3-го октября якорный канатъ нашего парохода шумно потонулъ въ синемъ морѣ передъ Яфою, мили за полторы отъ города, который ясно рисовался въ чистомъ воздухъ. На свѣтломъ небѣ вѣяли блестящіе флаги консуловъ, какъ символъ гостепріимства и отраднаго отдыха; самый городъ походилъ на большую груду обожженныхъ на солнцъ кирпича, изъ которой подымались минареты и маленькіе бѣлые куполы. Кое-гдѣ вершины финиковыхъ пальмъ торчали вѣеромъ надъ кровлями этихъ некрасивыхъ зданій; городъ обхватывала песчаная степь, въ глубинѣ которой краснѣли невысокія горы. Можно было разсмотрѣть вереницы верблюдовъ, тянувшіяся посреди этихъ желтоватыхъ равнинъ; а тѣ изъ насъ, кому предстояло выдти на берегъ, могли полюбоваться на морской прибой, заливающій песокъ берега и прыгающій поверхъ подводныхъ камней, которые чернѣли на пути къ городу. Прибой этотъ очень силенъ, проливъ между скалъ узокъ, и опасность немаловажна. Когда пересѣли мы съ парохода на большой туземный баркасъ и поплыли къ Яфѣ, проводникъ вздумалъ потѣшить нашихъ дамъ пріятнымъ разсказомъ о томъ, какъ лейтенантъ и восемь матросовъ съ корабля ея величества утонули здѣсь, наткнувшись на эти скалы. Онъ не принималъ въ соображеніе, что насъ везутъ только два взрослыхъ гребца и два полунагихъ мальчика, которые, стоя, правятъ рулемъ и двумя маленькими веслами.

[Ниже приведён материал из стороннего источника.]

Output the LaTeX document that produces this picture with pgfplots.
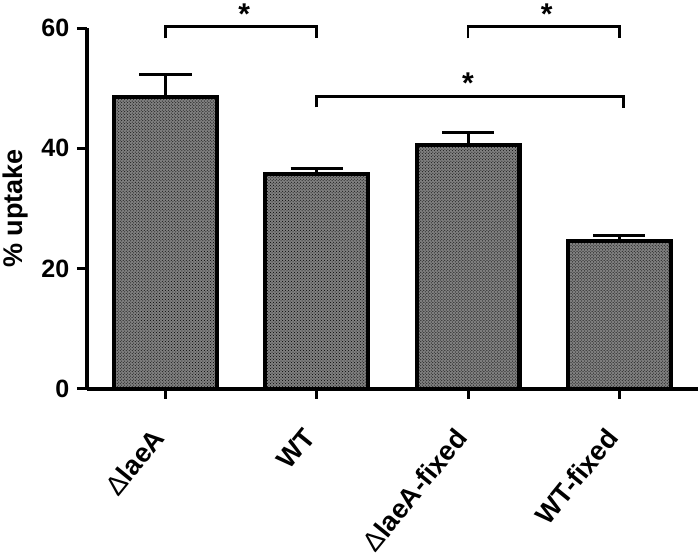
\documentclass[border={0pt 3pt 0pt 0pt}]{standalone}
\usepackage{pgfplots}
\pgfplotsset{compat=1.18}
\usepackage{fontspec}
\setmainfont{Liberation Sans}
\usetikzlibrary{patterns}
\definecolor{barfill}{RGB}{128,128,128}
\begin{document}
\begin{tikzpicture}
\begin{axis}[
  scale only axis, width=610pt, height=360pt,
  xmin=-0.52, xmax=3.52, ymin=0, ymax=60,
  axis lines*=left,
  axis line style={line width=4pt},
  xtick={0,1,2,3},
  xticklabels={{{\mdseries Δ}laeA},{WT},{{\mdseries Δ}laeA-fixed},{WT-fixed}},
  ytick={0,20,40,60},
  tick style={line width=3pt, black},
  tick align=outside,
  major tick length=10pt,
  /pgf/number format/assume math mode=true,
  yticklabel style={font=\bfseries\fontsize{25}{27}\selectfont, xshift=-4pt},
  x tick label style={font=\bfseries\fontsize{27}{29}\selectfont, xshift=-15pt, yshift=-26pt, rotate=51, anchor=north east, inner sep=1pt},
  ylabel={\% uptake},
  ylabel style={font=\bfseries\fontsize{27}{29}\selectfont, yshift=6pt},
  clip=false,
]
\addplot[ybar, bar width=0.68, fill=barfill, draw=black, line width=4pt,
  postaction={pattern=crosshatch dots},
  error bars/.cd, y dir=plus, y explicit,
  error bar style={line width=3pt, black},
  error mark options={rotate=90, mark size=26pt, line width=3pt, black}]
coordinates {
 (0,48.5) +- (0,3.7)
 (1,35.7) +- (0,1.0)
 (2,40.5) +- (0,2.1)
 (3,24.5) +- (0,1.0)
};
\draw[line width=2.8pt] (axis cs:0,58.3) -- (axis cs:0,60.3) -- (axis cs:1,60.3) -- (axis cs:1,58.3);
\draw[line width=2.8pt] (axis cs:2,58.3) -- (axis cs:2,60.3) -- (axis cs:3,60.3) -- (axis cs:3,58.3);
\draw[line width=2.8pt] (axis cs:1,46.8) -- (axis cs:1,48.6) -- (axis cs:3.03,48.6) -- (axis cs:3.03,46.7);
\node[font=\bfseries\fontsize{30}{32}\selectfont] at (axis cs:0.52,62.4) {*};
\node[font=\bfseries\fontsize{30}{32}\selectfont] at (axis cs:2.52,62.4) {*};
\node[font=\bfseries\fontsize{30}{32}\selectfont] at (axis cs:2,50.8) {*};
\end{axis}
\end{tikzpicture}
\end{document}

По минованіи одной опасности отъ скалъ и прибоя, наступила другая: отвратительные чернокожіе дикари, въ прекоротенькихъ рубашонкахъ, бросились по мелкой водѣ навстрѣчу къ намъ и, размахивая руками, начали кричать по-арабски, приглашая васъ сѣсть на плеча къ нимъ. Вѣроятно, эти молодчики напугали дамъ вашихъ больше скалъ и прибоя; но что же дѣлать? бѣдняжки должны были покориться своей участи. Кое-какъ усѣлись они на коричневыя спины этихъ негодниковъ, которые донесли ихъ почти до самыхъ воротъ города, гдѣ шумно тѣснилась густая толпа Арабовъ. Мужчины между тѣмъ разсчитывались съ гребцами. До сихъ поръ припоминаю я съ особеннымъ удовольствіемъ крикъ и проклятія худенькаго и чрезвычайно голосистаго парня, которому, вмѣсто шести, дали по ошибкѣ пять піастровъ. Но какъ различить эти монеты, не умѣя прочесть, что на нихъ написано? И та, и другая вылиты изъ того же негоднаго свинца или олова; я думалъ, что меньшая изъ нихъ имѣетъ болѣе цѣнности; но задорный Арабъ, знавшій, какъ ходятъ эти деньги, изъявилъ очевидное расположеніе перерѣзать горло тому человѣку, который не умѣетъ различить ихъ. Незадолго до этого, здѣсь рѣзали людей и не за такія серьозныя вещи.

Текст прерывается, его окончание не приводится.